§ **What you have to do**
Give all of the lines again exactly as they read.

§ **Recorded information**
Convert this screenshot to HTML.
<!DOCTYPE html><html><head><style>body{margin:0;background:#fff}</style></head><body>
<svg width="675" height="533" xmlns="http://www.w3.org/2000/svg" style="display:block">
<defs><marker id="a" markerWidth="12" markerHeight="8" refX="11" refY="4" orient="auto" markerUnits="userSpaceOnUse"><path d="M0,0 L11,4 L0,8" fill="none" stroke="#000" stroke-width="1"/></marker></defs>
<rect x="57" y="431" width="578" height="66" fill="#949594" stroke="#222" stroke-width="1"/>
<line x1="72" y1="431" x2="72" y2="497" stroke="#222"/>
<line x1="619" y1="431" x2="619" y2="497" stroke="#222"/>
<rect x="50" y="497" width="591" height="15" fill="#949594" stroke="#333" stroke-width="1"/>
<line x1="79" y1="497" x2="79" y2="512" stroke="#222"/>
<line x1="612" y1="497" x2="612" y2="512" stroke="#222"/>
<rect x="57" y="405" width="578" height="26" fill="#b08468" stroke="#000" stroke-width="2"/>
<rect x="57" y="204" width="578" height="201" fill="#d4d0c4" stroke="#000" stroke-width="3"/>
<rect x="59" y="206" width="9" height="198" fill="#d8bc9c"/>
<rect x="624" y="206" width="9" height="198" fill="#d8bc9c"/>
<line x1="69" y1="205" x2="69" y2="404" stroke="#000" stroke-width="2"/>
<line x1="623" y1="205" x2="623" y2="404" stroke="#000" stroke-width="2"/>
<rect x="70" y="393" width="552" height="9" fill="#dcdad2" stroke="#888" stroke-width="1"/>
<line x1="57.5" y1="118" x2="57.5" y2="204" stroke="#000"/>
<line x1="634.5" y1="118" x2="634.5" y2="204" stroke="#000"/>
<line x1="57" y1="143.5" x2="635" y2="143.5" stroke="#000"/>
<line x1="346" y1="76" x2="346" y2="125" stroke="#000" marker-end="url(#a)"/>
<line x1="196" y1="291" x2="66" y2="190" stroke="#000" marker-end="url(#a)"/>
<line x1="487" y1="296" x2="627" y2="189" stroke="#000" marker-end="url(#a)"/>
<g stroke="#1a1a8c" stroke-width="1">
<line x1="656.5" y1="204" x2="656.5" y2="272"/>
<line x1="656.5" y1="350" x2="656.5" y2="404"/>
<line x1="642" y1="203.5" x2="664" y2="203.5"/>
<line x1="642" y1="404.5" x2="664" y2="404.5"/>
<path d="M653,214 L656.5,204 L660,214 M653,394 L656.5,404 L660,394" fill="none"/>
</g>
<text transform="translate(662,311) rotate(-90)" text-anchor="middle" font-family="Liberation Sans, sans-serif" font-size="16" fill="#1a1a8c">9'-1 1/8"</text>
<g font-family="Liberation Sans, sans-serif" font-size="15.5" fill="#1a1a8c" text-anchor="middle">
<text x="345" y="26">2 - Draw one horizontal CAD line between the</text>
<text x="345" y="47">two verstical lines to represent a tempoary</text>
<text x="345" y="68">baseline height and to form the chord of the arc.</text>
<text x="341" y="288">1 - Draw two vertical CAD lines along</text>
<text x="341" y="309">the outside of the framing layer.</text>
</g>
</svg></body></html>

§ **Response**
Convert this screenshot to HTML.
<!DOCTYPE html><html><head><style>body{margin:0;background:#fff}</style></head><body>
<svg width="675" height="533" xmlns="http://www.w3.org/2000/svg" style="display:block">
<defs><marker id="a" markerWidth="12" markerHeight="8" refX="11" refY="4" orient="auto" markerUnits="userSpaceOnUse"><path d="M0,0 L11,4 L0,8" fill="none" stroke="#000" stroke-width="1"/></marker></defs>
<rect x="57" y="431" width="578" height="66" fill="#949594" stroke="#222" stroke-width="1"/>
<line x1="72" y1="431" x2="72" y2="497" stroke="#222"/>
<line x1="619" y1="431" x2="619" y2="497" stroke="#222"/>
<rect x="50" y="497" width="591" height="15" fill="#949594" stroke="#333" stroke-width="1"/>
<line x1="79" y1="497" x2="79" y2="512" stroke="#222"/>
<line x1="612" y1="497" x2="612" y2="512" stroke="#222"/>
<rect x="57" y="405" width="578" height="26" fill="#b08468" stroke="#000" stroke-width="2"/>
<rect x="57" y="204" width="578" height="201" fill="#d4d0c4" stroke="#000" stroke-width="3"/>
<rect x="59" y="206" width="9" height="198" fill="#d8bc9c"/>
<rect x="624" y="206" width="9" height="198" fill="#d8bc9c"/>
<line x1="69" y1="205" x2="69" y2="404" stroke="#000" stroke-width="2"/>
<line x1="623" y1="205" x2="623" y2="404" stroke="#000" stroke-width="2"/>
<rect x="70" y="393" width="552" height="9" fill="#dcdad2" stroke="#888" stroke-width="1"/>
<line x1="57.5" y1="118" x2="57.5" y2="204" stroke="#000"/>
<line x1="634.5" y1="118" x2="634.5" y2="204" stroke="#000"/>
<line x1="57" y1="143.5" x2="635" y2="143.5" stroke="#000"/>
<line x1="346" y1="76" x2="346" y2="125" stroke="#000" marker-end="url(#a)"/>
<line x1="196" y1="291" x2="66" y2="190" stroke="#000" marker-end="url(#a)"/>
<line x1="487" y1="296" x2="627" y2="189" stroke="#000" marker-end="url(#a)"/>
<g stroke="#1a1a8c" stroke-width="1">
<line x1="656.5" y1="204" x2="656.5" y2="272"/>
<line x1="656.5" y1="350" x2="656.5" y2="404"/>
<line x1="642" y1="203.5" x2="664" y2="203.5"/>
<line x1="642" y1="404.5" x2="664" y2="404.5"/>
<path d="M653,214 L656.5,204 L660,214 M653,394 L656.5,404 L660,394" fill="none"/>
</g>
<text transform="translate(662,311) rotate(-90)" text-anchor="middle" font-family="Liberation Sans, sans-serif" font-size="16" fill="#1a1a8c">9'-1 1/8"</text>
<g font-family="Liberation Sans, sans-serif" font-size="15.5" fill="#1a1a8c" text-anchor="middle">
<text x="345" y="26">2 - Draw one horizontal CAD line between the</text>
<text x="345" y="47">two verstical lines to represent a tempoary</text>
<text x="345" y="68">baseline height and to form the chord of the arc.</text>
<text x="341" y="288">1 - Draw two vertical CAD lines along</text>
<text x="341" y="309">the outside of the framing layer.</text>
</g>
</svg></body></html>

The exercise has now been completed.